Dernières années et postérité

Affaibli par la syphilis qu’il avait contractée à Rio de Janeiro, Manet souffre de plus en plus à partir de 1876. À la fin de sa vie, il séjourne à Bellevue pour des cures et peint des toiles de petit format qu’il exécute assis, notamment des natures mortes de fruits et de fleurs, ainsi que des portraits au pastel, technique moins fatigante.

En 1881, il obtient un prix au Salon et est décoré de la Légion d’honneur par son ami Antonin Proust, devenu ministre des Beaux-Arts. La cérémonie a lieu le 1er janvier 1882.

Manet meurt le 30 avril 1883 à l’âge de 51 ans, des suites d’une ataxie locomotrice et d’une gangrène qui avait nécessité l’amputation de son pied gauche. Il est inhumé au cimetière de Passy à Paris, où une épitaphe gravée par Félix Bracquemond en 1890, « Manet et manebit » (« Il demeure et demeurera »), résume le sentiment général du monde des arts après sa disparition.

Le maître laisse plus de 400 toiles et d’innombrables pastels, esquisses et aquarelles qui constituent un œuvre pictural majeur à l’influence considérable. Décrié, insulté, ridiculisé de son vivant, Manet est aujourd’hui reconnu internationalement comme l’un des plus importants précurseurs de la peinture moderne. Ses tableaux majeurs sont visibles dans les plus grands musées du monde.

C’est en 1907, soit 44 ans après sa création, qu’Olympia, initialement refusée, entre au musée du Louvre (aujourd’hui conservée au musée d’Orsay), consacrant enfin le génie d’un artiste qui, selon Degas, était « plus grand que nous ne pensions ».

L’héritage de Manet

Ni impressionniste, ni réaliste au sens strict, Manet occupe une place unique dans l’histoire de l’art. Ses innovations formelles et thématiques ont ouvert la voie à la modernité picturale. Par sa remise en question des conventions académiques, sa volonté de peindre la vie contemporaine, et son exploration de nouvelles possibilités techniques, il a transformé profondément l’art de son temps.
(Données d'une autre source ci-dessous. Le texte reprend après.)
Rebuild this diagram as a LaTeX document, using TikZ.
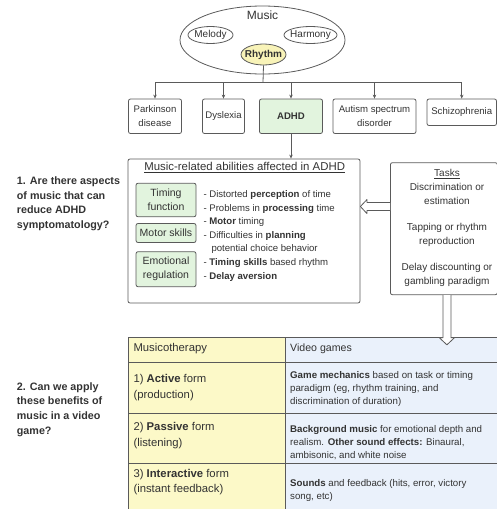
\documentclass[tikz,border=0pt]{standalone}
\usepackage{fontspec}
\setmainfont{Liberation Sans}
\usetikzlibrary{shapes.geometric,arrows.meta,positioning}
\definecolor{linegray}{HTML}{5A5A5A}
\definecolor{txtgray}{HTML}{333333}
\definecolor{rhythmyellow}{HTML}{F8F3B8}
\definecolor{adhdgreen}{HTML}{E2F4DE}
\definecolor{tabyellow}{HTML}{FCF9C8}
\definecolor{tabblue}{HTML}{EAF1FB}
\begin{document}
\begin{tikzpicture}[x=1pt,y=-1pt,
    every node/.style={text=txtgray},
    box/.style={draw=linegray, line width=0.8pt, rounded corners=2pt, inner sep=1pt, align=center, font=\fontsize{9.6}{14}\selectfont},
    greenbox/.style={box, fill=adhdgreen, font=\fontsize{10.5}{14}\selectfont},
    bubble/.style={draw=linegray, line width=0.8pt, ellipse, inner sep=0pt, font=\fontsize{10}{12}\selectfont},
    link/.style={draw=linegray, line width=0.8pt},
    tip/.style={link, -{Stealth[length=4pt,width=3.5pt]}},
    hollow/.style={draw=linegray, line width=0.8pt, fill=white, line join=round},
    question/.style={anchor=west, align=left, inner sep=0pt, font=\fontsize{10.75}{14.7}\selectfont\bfseries},
    cellL/.style={anchor=west, align=left, inner sep=0pt, font=\fontsize{11.3}{15.5}\selectfont},
    cellR/.style={anchor=west, align=left, inner sep=0pt, font=\fontsize{9.7}{13}\selectfont}]

\useasboundingbox (0,0) rectangle (497,509);

% music and its parts
\node[bubble, minimum width=165, minimum height=68] (music) at (262.5,40) {};
\node[font=\fontsize{12}{14}\selectfont] (musiclabel) at (262.5,15) {Music};
\node[bubble, minimum width=45, minimum height=17] (melody) at (210.5,35) {\makebox[0pt]{Melody}};
\node[bubble, minimum width=53, minimum height=17] (harmony) at (310.5,35) {\makebox[0pt]{Harmony}};
\node[bubble, fill=rhythmyellow, minimum width=45, minimum height=21, font=\fontsize{10}{12}\selectfont\bfseries] (rhythm) at (263.5,54.5) {\makebox[0pt]{Rhythm}};

% disorders
\node[box, minimum width=53, minimum height=34.5] (park) at (155,116.25) {Parkinson\\disease};
\node[box, minimum width=42, minimum height=34.5] (dys) at (223.5,116.25) {Dyslexia};
\node[box, fill=adhdgreen, minimum width=63, minimum height=34.5, font=\fontsize{9.6}{14}\selectfont\bfseries] (adhd) at (291,116.25) {ADHD};
\node[box, minimum width=83, minimum height=34.5] (autism) at (374.5,116.25) {Autism spectrum\\disorder};
\node[box, minimum width=69.5, minimum height=26.5] (schizo) at (461.75,112.25) {Schizophrenia};

\coordinate (bus) at (263,82.5);
\draw[link] (rhythm.south) -- (bus);
\draw[link] (bus -| park.north) -- (bus -| schizo.north);
\foreach \d in {park,dys,adhd,autism,schizo}
    \draw[tip] (bus -| \d.north) -- (\d.north);

% abilities affected in ADHD
\node[box, minimum width=232, minimum height=144] (abilities) at (244,231) {};
\node[font=\fontsize{11.4}{13}\selectfont] (abiltitle) at (244.7,167.3) {\underline{Music-related abilities affected in ADHD}};
\draw[tip] (adhd.south) -- (adhd.south |- abilities.north);

\node[greenbox, minimum width=60, minimum height=33.5] (timing) at (166,200) {Timing\\function};
\node[greenbox, minimum width=60, minimum height=19] (motor) at (166,233) {Motor skills};
\node[greenbox, minimum width=60, minimum height=35] (emotion) at (166,269.2) {Emotional\\regulation};

\node[anchor=west, align=left, inner sep=0pt, font=\fontsize{9.6}{13.6}\selectfont] (deficits) at (203.3,235.9)
    {- Distorted \textbf{perception} of time\\
     - Problems in \textbf{processing} time\\
     - \textbf{Motor} timing\\
     - Difficulties in \textbf{planning}\\
     \hspace*{8pt}potential choice behavior\\
     - \textbf{Timing skills} based rhythm\\
     - \textbf{Delay aversion}};

% tasks
\node[box, minimum width=107, minimum height=132, anchor=north west] (tasks) at (390,162.3) {};
\node[align=center, font=\fontsize{10}{14}\selectfont] (taskstext) at (447,227.8)
    {\underline{Tasks}\\Discrimination or\\estimation\\[12pt]Tapping or rhythm\\reproduction\\[12pt]Delay discounting or\\gambling paradigm};

\draw[hollow] (tasks.west |- 0,202.5) -- ++(-23,0) -- ++(0,-3) -- (abilities.east |- 0,206.5)
    -- ++(6.5,7) -- ++(0,-3) -- (tasks.west |- 0,210.5);

% questions
\node[question] (q1) at (16.7,203.8) {1. Are there aspects\\of music that can\\reduce ADHD\\symptomatology?};
\node[question] (q2) at (16.7,409.5) {2. Can we apply\\these benefits of\\music in a video\\game?};

% table
\fill[tabyellow] (128.3,337) rectangle (285,512);
\fill[tabblue] (285,337) rectangle (500,512);
\draw[link] (500,337) -- (128.3,337) -- (128.3,512);
\draw[link] (285,337) -- (285,512);
\foreach \y in {362.3,413.3,463.3}
    \draw[link] (128.3,\y) -- (500,\y);

\node[cellL] (musicotherapy) at (133.3,348.3) {Musicotherapy};
\node[cellR, font=\fontsize{10.6}{13}\selectfont] (videogames) at (290,348.3) {Video games};
\node[cellL] (active) at (133.3,387.5) {1) \textbf{Active} form\\(production)};
\node[cellL] (passive) at (133.3,435.7) {2) \textbf{Passive} form\\(listening)};
\node[cellL] (interactive) at (133.3,482) {3) \textbf{Interactive} form\\(instant feedback)};
\node[cellR] (mechanics) at (290,388.7) {\textbf{Game mechanics} based on task or timing\\paradigm (eg, rhythm training, and\\discrimination of duration)};
\node[cellR] (background) at (290,442.2) {\textbf{Background music} for emotional depth and\\realism. \textbf{Other sound effects:} Binaural,\\ambisonic, and white noise};
\node[cellR] (sounds) at (290,490) {\textbf{Sounds} and feedback (hits, error, victory\\song, etc)};

\draw[hollow] ([xshift=-1pt]tasks.south) -- ++(0,42.7) -- ++(-3.5,0) -- ++(7.5,7) -- ++(7.5,-7)
    -- ++(-3.5,0) -- ++(0,-42.7);
\end{tikzpicture}
\end{document}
Sa célèbre maxime « Il faut être de son temps » résume parfaitement sa démarche : saisir l’essence de la vie moderne avec franchise et originalité, sans se soucier des conventions établies. Cette approche audacieuse lui a valu l’incompréhension de ses contemporains mais a posé les fondements d’une révolution artistique dont nous sommes encore les héritiers.

L’œuvre de Manet pose des questions fondamentales sur la nature de la représentation picturale, le rôle de l’artiste dans la société et le rapport entre tradition et innovation. Elle incarne le moment charnière où la peinture moderne s’affranchit définitivement des codes académiques pour explorer de nouvelles voies d’expression, tout en maintenant un dialogue fécond avec les maîtres du passé.